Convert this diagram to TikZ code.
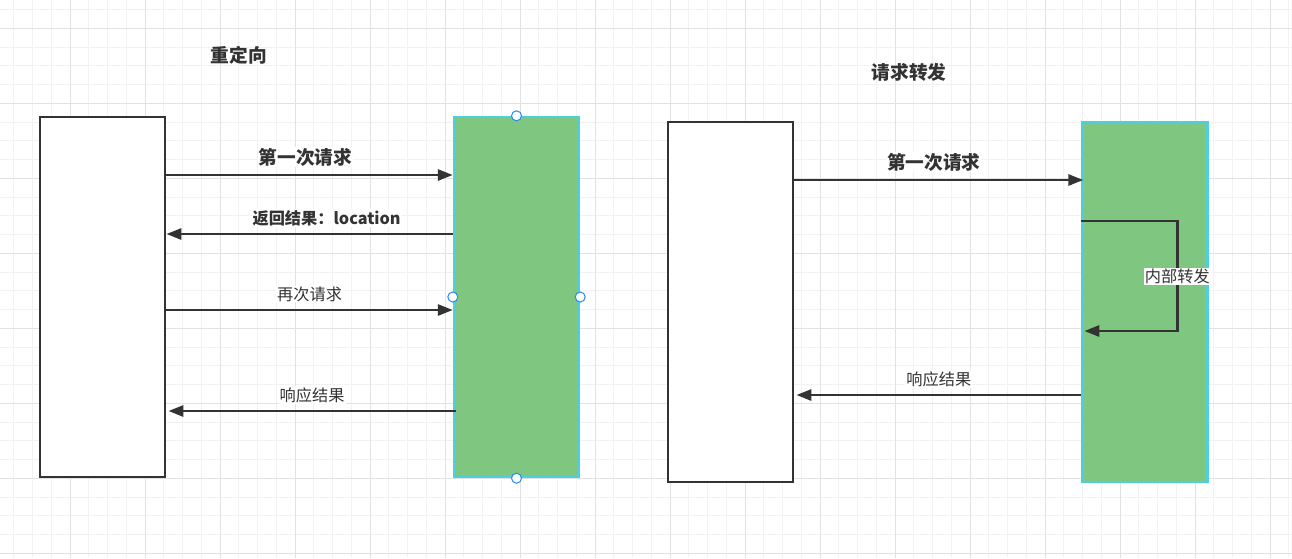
\documentclass[tikz,border=0pt]{standalone}
\usepackage{fontspec}
\setmainfont{Noto Sans CJK SC}
\usetikzlibrary{arrows.meta}
\definecolor{ink}{HTML}{333333}
\definecolor{srvgreen}{HTML}{7FC781}
\definecolor{srvedge}{HTML}{4DCFE0}
\definecolor{handle}{HTML}{2A86F0}
\definecolor{gridminor}{HTML}{F2F2F2}
\definecolor{gridmajor}{HTML}{E2E2E2}

\begin{document}
\begin{tikzpicture}[
  x=1pt, y=-1pt,
  every node/.style={inner sep=1pt, text=ink},
  client/.style={draw=ink, line width=2.8pt, fill=white, minimum width=125pt, minimum height=360pt},
  server/.style={draw=srvedge, line width=2.4pt, fill=srvgreen, minimum width=125pt, minimum height=360pt},
  msg/.style={draw=ink, line width=2.8pt, -{Triangle[length=15pt,width=11pt]}},
  big/.style={font=\fontsize{18.7}{22}\selectfont\bfseries},
  lbl/.style={fill=white, font=\fontsize{16.2}{19}\selectfont},
  lblb/.style={fill=white, font=\fontsize{16.2}{19}\selectfont\bfseries},
  knob/.style={circle, draw=handle, line width=1pt, fill=white, minimum size=10pt, inner sep=0pt},
]
\useasboundingbox (0,0) rectangle (1292,558);
\fill[white] (0,0) rectangle (1292,558);
% background grid
\foreach \k in {0,...,68} {
  \pgfmathsetmacro{\gx}{13.75+18.75*\k}
  \draw[gridminor, line width=1pt] (\gx,0) -- (\gx,558);
}
\foreach \k in {0,...,29} {
  \pgfmathsetmacro{\gy}{9.55+18.75*\k}
  \draw[gridminor, line width=1pt] (0,\gy) -- (1292,\gy);
}
\foreach \k in {0,...,17} {
  \pgfmathsetmacro{\gx}{70+75*(\k-1)}
  \draw[gridmajor, line width=1pt] (\gx,0) -- (\gx,558);
}
\foreach \k in {0,...,7} {
  \pgfmathsetmacro{\gy}{28.3+75*\k}
  \draw[gridmajor, line width=1pt] (0,\gy) -- (1292,\gy);
}

% redirect
\node[big] (t1) at (239,55) {重定向};
\node[client] (c1) at (102.5,297) {};
\node[server] (s1) at (516.5,297) {};
\draw[msg] (c1.east |- 0,175) -- node[big, fill=white, yshift=18pt, xshift=-4pt] {第一次请求} (s1.west |- 0,175);
\draw[msg] (s1.west |- 0,234) -- node[lblb, yshift=16pt, xshift=17pt] {返回结果：location} (c1.east |- 0,234);
\draw[msg] (c1.east |- 0,310) -- node[lbl, yshift=16pt] {再次请求} (s1.west |- 0,310);
\draw[msg] ([xshift=3pt]s1.west |- 0,411) -- node[lbl, yshift=16pt] {响应结果} ([xshift=2pt]c1.east |- 0,411);
% selection handles
\foreach \a in {north, west, east, south}
  \node[knob] at (s1.\a) {};

% forward
\node[big] (t2) at (909,72) {请求转发};
\node[client] (c2) at (730.5,302) {};
\node[server] (s2) at (1145,302) {};
\draw[msg] (c2.east |- 0,180) -- node[big, fill=white, yshift=18pt, xshift=-5pt] {第一次请求} ([xshift=2pt]s2.west |- 0,180);
\draw[msg] (s2.west |- 0,221) -- ++(96,0) -- node[lbl] {内部转发} ++(0,110) -- ([xshift=3pt]s2.west |- 0,331);
\draw[msg] (s2.west |- 0,395) -- node[lbl, yshift=16pt] {响应结果} ([xshift=2pt]c2.east |- 0,395);
\end{tikzpicture}
\end{document}
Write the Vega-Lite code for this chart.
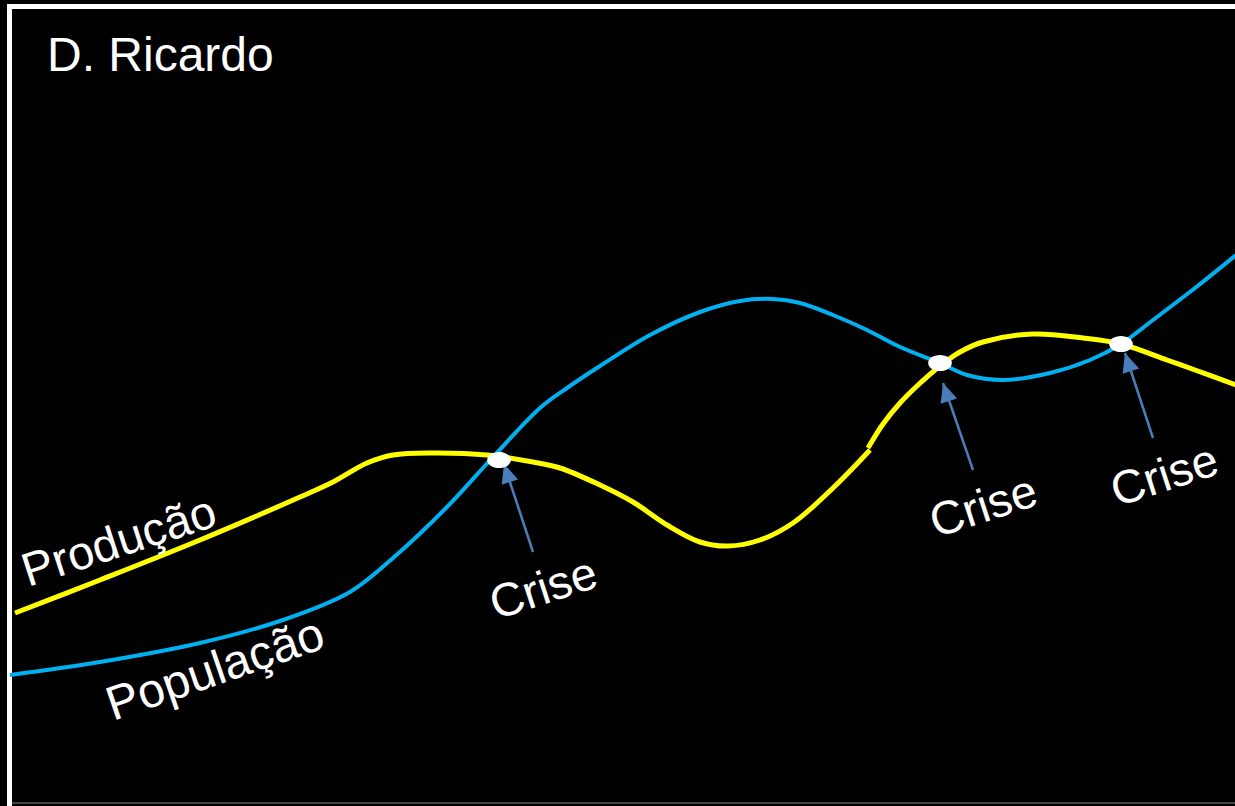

__Request__: Pictures are excluded; repeat every record exactly.

__Expected answer__:
Convert this diagram to TikZ code.
\documentclass[tikz,border=0pt]{standalone}
\usepackage{fontspec}
\setmainfont{Noto Sans CJK SC}
\usetikzlibrary{arrows.meta}
\definecolor{ink}{HTML}{333333}
\definecolor{srvgreen}{HTML}{7FC781}
\definecolor{srvedge}{HTML}{4DCFE0}
\definecolor{handle}{HTML}{2A86F0}
\definecolor{gridminor}{HTML}{F2F2F2}
\definecolor{gridmajor}{HTML}{E2E2E2}

\begin{document}
\begin{tikzpicture}[
  x=1pt, y=-1pt,
  every node/.style={inner sep=1pt, text=ink},
  client/.style={draw=ink, line width=2.8pt, fill=white, minimum width=125pt, minimum height=360pt},
  server/.style={draw=srvedge, line width=2.4pt, fill=srvgreen, minimum width=125pt, minimum height=360pt},
  msg/.style={draw=ink, line width=2.8pt, -{Triangle[length=15pt,width=11pt]}},
  big/.style={font=\fontsize{18.7}{22}\selectfont\bfseries},
  lbl/.style={fill=white, font=\fontsize{16.2}{19}\selectfont},
  lblb/.style={fill=white, font=\fontsize{16.2}{19}\selectfont\bfseries},
  knob/.style={circle, draw=handle, line width=1pt, fill=white, minimum size=10pt, inner sep=0pt},
]
\useasboundingbox (0,0) rectangle (1292,558);
\fill[white] (0,0) rectangle (1292,558);
% background grid
\foreach \k in {0,...,68} {
  \pgfmathsetmacro{\gx}{13.75+18.75*\k}
  \draw[gridminor, line width=1pt] (\gx,0) -- (\gx,558);
}
\foreach \k in {0,...,29} {
  \pgfmathsetmacro{\gy}{9.55+18.75*\k}
  \draw[gridminor, line width=1pt] (0,\gy) -- (1292,\gy);
}
\foreach \k in {0,...,17} {
  \pgfmathsetmacro{\gx}{70+75*(\k-1)}
  \draw[gridmajor, line width=1pt] (\gx,0) -- (\gx,558);
}
\foreach \k in {0,...,7} {
  \pgfmathsetmacro{\gy}{28.3+75*\k}
  \draw[gridmajor, line width=1pt] (0,\gy) -- (1292,\gy);
}

% redirect
\node[big] (t1) at (239,55) {重定向};
\node[client] (c1) at (102.5,297) {};
\node[server] (s1) at (516.5,297) {};
\draw[msg] (c1.east |- 0,175) -- node[big, fill=white, yshift=18pt, xshift=-4pt] {第一次请求} (s1.west |- 0,175);
\draw[msg] (s1.west |- 0,234) -- node[lblb, yshift=16pt, xshift=17pt] {返回结果：location} (c1.east |- 0,234);
\draw[msg] (c1.east |- 0,310) -- node[lbl, yshift=16pt] {再次请求} (s1.west |- 0,310);
\draw[msg] ([xshift=3pt]s1.west |- 0,411) -- node[lbl, yshift=16pt] {响应结果} ([xshift=2pt]c1.east |- 0,411);
% selection handles
\foreach \a in {north, west, east, south}
  \node[knob] at (s1.\a) {};

% forward
\node[big] (t2) at (909,72) {请求转发};
\node[client] (c2) at (730.5,302) {};
\node[server] (s2) at (1145,302) {};
\draw[msg] (c2.east |- 0,180) -- node[big, fill=white, yshift=18pt, xshift=-5pt] {第一次请求} ([xshift=2pt]s2.west |- 0,180);
\draw[msg] (s2.west |- 0,221) -- ++(96,0) -- node[lbl] {内部转发} ++(0,110) -- ([xshift=3pt]s2.west |- 0,331);
\draw[msg] (s2.west |- 0,395) -- node[lbl, yshift=16pt] {响应结果} ([xshift=2pt]c2.east |- 0,395);
\end{tikzpicture}
\end{document}
Write the Vega-Lite code for this chart.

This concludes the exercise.